DIRECTIONS FOR THIS TASK
Repeat the listing exactly as given, omitting every image.

INFORMATION SUPPLIED
####

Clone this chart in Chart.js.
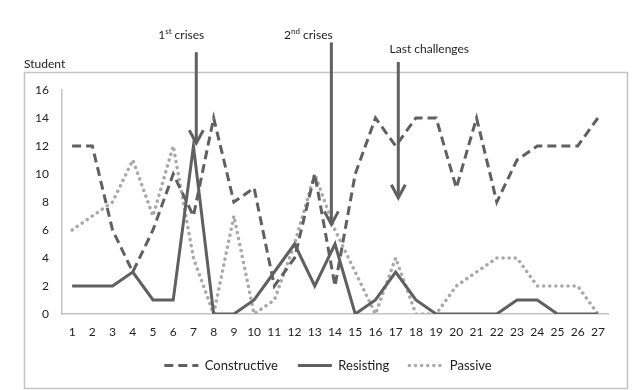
<!DOCTYPE html>
<html><head><meta charset="utf-8">
<script src="https://cdn.jsdelivr.net/npm/chart.js@4/dist/chart.umd.min.js"></script>
<style>html,body{margin:0;padding:0;background:#fff}</style>
</head><body>
<canvas id="c" width="643" height="390" style="display:block;width:643px;height:390px"></canvas>
<script>
const categories = ['1','2','3','4','5','6','7','8','9','10','11','12','13','14','15','16','17','18','19','20','21','22','23','24','25','26','27'];
const constructive = [12,12,6,3,6,10,7,14,8,9,2,4,10,2,10,14,12,14,14,9,14,8,11,12,12,12,14];
const resisting    = [2,2,2,3,1,1,12,0,0,1,3,5,2,5,0,1,3,1,0,0,0,0,1,1,0,0,0];
const passive      = [6,7,8,11,7,12,4,0,7,0,1,5,10,6,3,0,4,0,0,2,3,4,4,2,2,2,0];
const yTickStep    = 2;
const yMin = 0, yMax = 16;
const yAxisTitle   = 'Student';
const seriesNames  = ['Constructive','Resisting','Passive'];
// event annotations: [main, superscript, rest]
const eventTexts   = [['1','st',' crises'],['2','nd',' crises'],['Last challenges','','']];
const eventCategory = [7.14, 13.82, 17.13];   // category position of arrow
const eventTipValue = [12.2, 6.4, 8.3];       // value the arrow points to
const eventTopValue = [18.7, 19.4, 18.0];     // value where arrow starts

const FONT = 'Lato, "Open Sans", sans-serif';
const DARK = '#606060';
const LIGHT = '#a9a9a9';

const annot = {
  id: 'annot',
  afterDraw(chart) {
    const ctx = chart.ctx, xs = chart.scales.x, ys = chart.scales.y;
    ctx.save();
    ctx.strokeStyle = '#c4c4c4'; ctx.lineWidth = 1.5;
    ctx.strokeRect(24.5, 72.5, 603, 316);
    ctx.fillStyle = '#222';
    ctx.font = '12px ' + FONT;
    ctx.textBaseline = 'middle'; ctx.textAlign = 'left';
    ctx.fillText(yAxisTitle, 24, 64);
    const labelDx = [-15, -23, 31];
    const labelY = [35, 35, 49];
    eventCategory.forEach((c, i) => {
      const x = xs.getPixelForValue(c - 1);
      const tip = ys.getPixelForValue(eventTipValue[i]);
      const top = ys.getPixelForValue(eventTopValue[i]);
      ctx.strokeStyle = DARK; ctx.lineWidth = 3; ctx.lineJoin = 'miter'; ctx.lineCap = 'butt';
      ctx.setLineDash([]);
      ctx.beginPath(); ctx.moveTo(x, top); ctx.lineTo(x, tip - 1); ctx.stroke();
      ctx.beginPath(); ctx.moveTo(x - 7, tip - 13); ctx.lineTo(x, tip); ctx.lineTo(x + 7, tip - 13); ctx.stroke();
      const [a, s, r] = eventTexts[i];
      ctx.font = '12px ' + FONT; const wa = ctx.measureText(a).width, wr = ctx.measureText(r).width;
      ctx.font = '8px ' + FONT; const ws = ctx.measureText(s).width;
      let lx = x + labelDx[i] - (wa + ws + wr) / 2;
      const ly = labelY[i];
      ctx.fillStyle = '#222';
      ctx.font = '12px ' + FONT; ctx.fillText(a, lx, ly); lx += wa;
      ctx.font = '8px ' + FONT; ctx.fillText(s, lx, ly - 4); lx += ws;
      ctx.font = '12px ' + FONT; ctx.fillText(r, lx, ly);
    });
    ctx.restore();
  }
};

new Chart(document.getElementById('c'), {
  type: 'line',
  data: {
    labels: categories,
    datasets: [
      { label: seriesNames[0], data: constructive, borderColor: DARK, backgroundColor: DARK, borderWidth: 3, borderDash: [9,5], borderCapStyle: 'butt' },
      { label: seriesNames[1], data: resisting, borderColor: DARK, backgroundColor: DARK, borderWidth: 3 },
      { label: seriesNames[2], data: passive, borderColor: LIGHT, backgroundColor: LIGHT, borderWidth: 3.5, borderDash: [0.1,6], borderCapStyle: 'round' }
    ]
  },
  options: {
    responsive: false, animation: false, devicePixelRatio: 1,
    elements: { point: { radius: 0, hoverRadius: 0 }, line: { tension: 0, fill: false } },
    layout: { padding: { top: 90, left: 24, right: 11, bottom: 8 } },
    scales: {
      x: {
        offset: true,
        grid: { display: false, drawTicks: false },
        border: { display: true, color: '#c4c4c4', width: 1.5 },
        ticks: { color: '#222', font: { family: FONT, size: 12 }, padding: 11, maxRotation: 0, autoSkip: false },
        afterFit(s) { s.height = 25; }
      },
      y: {
        min: yMin, max: yMax,
        grid: { display: false, drawTicks: false },
        border: { display: true, color: '#c4c4c4', width: 1.5 },
        ticks: { stepSize: yTickStep, color: '#222', font: { family: FONT, size: 12 }, padding: 13 },
        afterFit(s) { s.width = 38; }
      },
      yR: {
        position: 'right', display: true,
        grid: { display: false, drawTicks: false },
        border: { display: false },
        ticks: { display: false },
        afterFit(s) { s.width = 24; }
      }
    },
    plugins: {
      legend: {
        position: 'bottom',
        labels: {
          usePointStyle: true, pointStyle: 'line', pointStyleWidth: 34, padding: 20, color: '#222',
          font: { family: FONT, size: 13 },
          generateLabels(chart) {
            const items = Chart.defaults.plugins.legend.labels.generateLabels(chart);
            items.forEach((it, i) => {
              const ds = chart.data.datasets[i];
              it.lineDash = ds.borderDash || [];
              it.lineCap = ds.borderCapStyle || 'butt';
              it.lineWidth = ds.borderWidth;
              it.strokeStyle = ds.borderColor;
              it.pointStyle = 'line';
            });
            return items;
          }
        }
      },
      tooltip: { enabled: false }
    }
  },
  plugins: [annot]
});
</script>
</body></html>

####

REPLY TO THE TASK
Clone this chart in Chart.js.
<!DOCTYPE html>
<html><head><meta charset="utf-8">
<script src="https://cdn.jsdelivr.net/npm/chart.js@4/dist/chart.umd.min.js"></script>
<style>html,body{margin:0;padding:0;background:#fff}</style>
</head><body>
<canvas id="c" width="643" height="390" style="display:block;width:643px;height:390px"></canvas>
<script>
const categories = ['1','2','3','4','5','6','7','8','9','10','11','12','13','14','15','16','17','18','19','20','21','22','23','24','25','26','27'];
const constructive = [12,12,6,3,6,10,7,14,8,9,2,4,10,2,10,14,12,14,14,9,14,8,11,12,12,12,14];
const resisting    = [2,2,2,3,1,1,12,0,0,1,3,5,2,5,0,1,3,1,0,0,0,0,1,1,0,0,0];
const passive      = [6,7,8,11,7,12,4,0,7,0,1,5,10,6,3,0,4,0,0,2,3,4,4,2,2,2,0];
const yTickStep    = 2;
const yMin = 0, yMax = 16;
const yAxisTitle   = 'Student';
const seriesNames  = ['Constructive','Resisting','Passive'];
// event annotations: [main, superscript, rest]
const eventTexts   = [['1','st',' crises'],['2','nd',' crises'],['Last challenges','','']];
const eventCategory = [7.14, 13.82, 17.13];   // category position of arrow
const eventTipValue = [12.2, 6.4, 8.3];       // value the arrow points to
const eventTopValue = [18.7, 19.4, 18.0];     // value where arrow starts

const FONT = 'Lato, "Open Sans", sans-serif';
const DARK = '#606060';
const LIGHT = '#a9a9a9';

const annot = {
  id: 'annot',
  afterDraw(chart) {
    const ctx = chart.ctx, xs = chart.scales.x, ys = chart.scales.y;
    ctx.save();
    ctx.strokeStyle = '#c4c4c4'; ctx.lineWidth = 1.5;
    ctx.strokeRect(24.5, 72.5, 603, 316);
    ctx.fillStyle = '#222';
    ctx.font = '12px ' + FONT;
    ctx.textBaseline = 'middle'; ctx.textAlign = 'left';
    ctx.fillText(yAxisTitle, 24, 64);
    const labelDx = [-15, -23, 31];
    const labelY = [35, 35, 49];
    eventCategory.forEach((c, i) => {
      const x = xs.getPixelForValue(c - 1);
      const tip = ys.getPixelForValue(eventTipValue[i]);
      const top = ys.getPixelForValue(eventTopValue[i]);
      ctx.strokeStyle = DARK; ctx.lineWidth = 3; ctx.lineJoin = 'miter'; ctx.lineCap = 'butt';
      ctx.setLineDash([]);
      ctx.beginPath(); ctx.moveTo(x, top); ctx.lineTo(x, tip - 1); ctx.stroke();
      ctx.beginPath(); ctx.moveTo(x - 7, tip - 13); ctx.lineTo(x, tip); ctx.lineTo(x + 7, tip - 13); ctx.stroke();
      const [a, s, r] = eventTexts[i];
      ctx.font = '12px ' + FONT; const wa = ctx.measureText(a).width, wr = ctx.measureText(r).width;
      ctx.font = '8px ' + FONT; const ws = ctx.measureText(s).width;
      let lx = x + labelDx[i] - (wa + ws + wr) / 2;
      const ly = labelY[i];
      ctx.fillStyle = '#222';
      ctx.font = '12px ' + FONT; ctx.fillText(a, lx, ly); lx += wa;
      ctx.font = '8px ' + FONT; ctx.fillText(s, lx, ly - 4); lx += ws;
      ctx.font = '12px ' + FONT; ctx.fillText(r, lx, ly);
    });
    ctx.restore();
  }
};

new Chart(document.getElementById('c'), {
  type: 'line',
  data: {
    labels: categories,
    datasets: [
      { label: seriesNames[0], data: constructive, borderColor: DARK, backgroundColor: DARK, borderWidth: 3, borderDash: [9,5], borderCapStyle: 'butt' },
      { label: seriesNames[1], data: resisting, borderColor: DARK, backgroundColor: DARK, borderWidth: 3 },
      { label: seriesNames[2], data: passive, borderColor: LIGHT, backgroundColor: LIGHT, borderWidth: 3.5, borderDash: [0.1,6], borderCapStyle: 'round' }
    ]
  },
  options: {
    responsive: false, animation: false, devicePixelRatio: 1,
    elements: { point: { radius: 0, hoverRadius: 0 }, line: { tension: 0, fill: false } },
    layout: { padding: { top: 90, left: 24, right: 11, bottom: 8 } },
    scales: {
      x: {
        offset: true,
        grid: { display: false, drawTicks: false },
        border: { display: true, color: '#c4c4c4', width: 1.5 },
        ticks: { color: '#222', font: { family: FONT, size: 12 }, padding: 11, maxRotation: 0, autoSkip: false },
        afterFit(s) { s.height = 25; }
      },
      y: {
        min: yMin, max: yMax,
        grid: { display: false, drawTicks: false },
        border: { display: true, color: '#c4c4c4', width: 1.5 },
        ticks: { stepSize: yTickStep, color: '#222', font: { family: FONT, size: 12 }, padding: 13 },
        afterFit(s) { s.width = 38; }
      },
      yR: {
        position: 'right', display: true,
        grid: { display: false, drawTicks: false },
        border: { display: false },
        ticks: { display: false },
        afterFit(s) { s.width = 24; }
      }
    },
    plugins: {
      legend: {
        position: 'bottom',
        labels: {
          usePointStyle: true, pointStyle: 'line', pointStyleWidth: 34, padding: 20, color: '#222',
          font: { family: FONT, size: 13 },
          generateLabels(chart) {
            const items = Chart.defaults.plugins.legend.labels.generateLabels(chart);
            items.forEach((it, i) => {
              const ds = chart.data.datasets[i];
              it.lineDash = ds.borderDash || [];
              it.lineCap = ds.borderCapStyle || 'butt';
              it.lineWidth = ds.borderWidth;
              it.strokeStyle = ds.borderColor;
              it.pointStyle = 'line';
            });
            return items;
          }
        }
      },
      tooltip: { enabled: false }
    }
  },
  plugins: [annot]
});
</script>
</body></html>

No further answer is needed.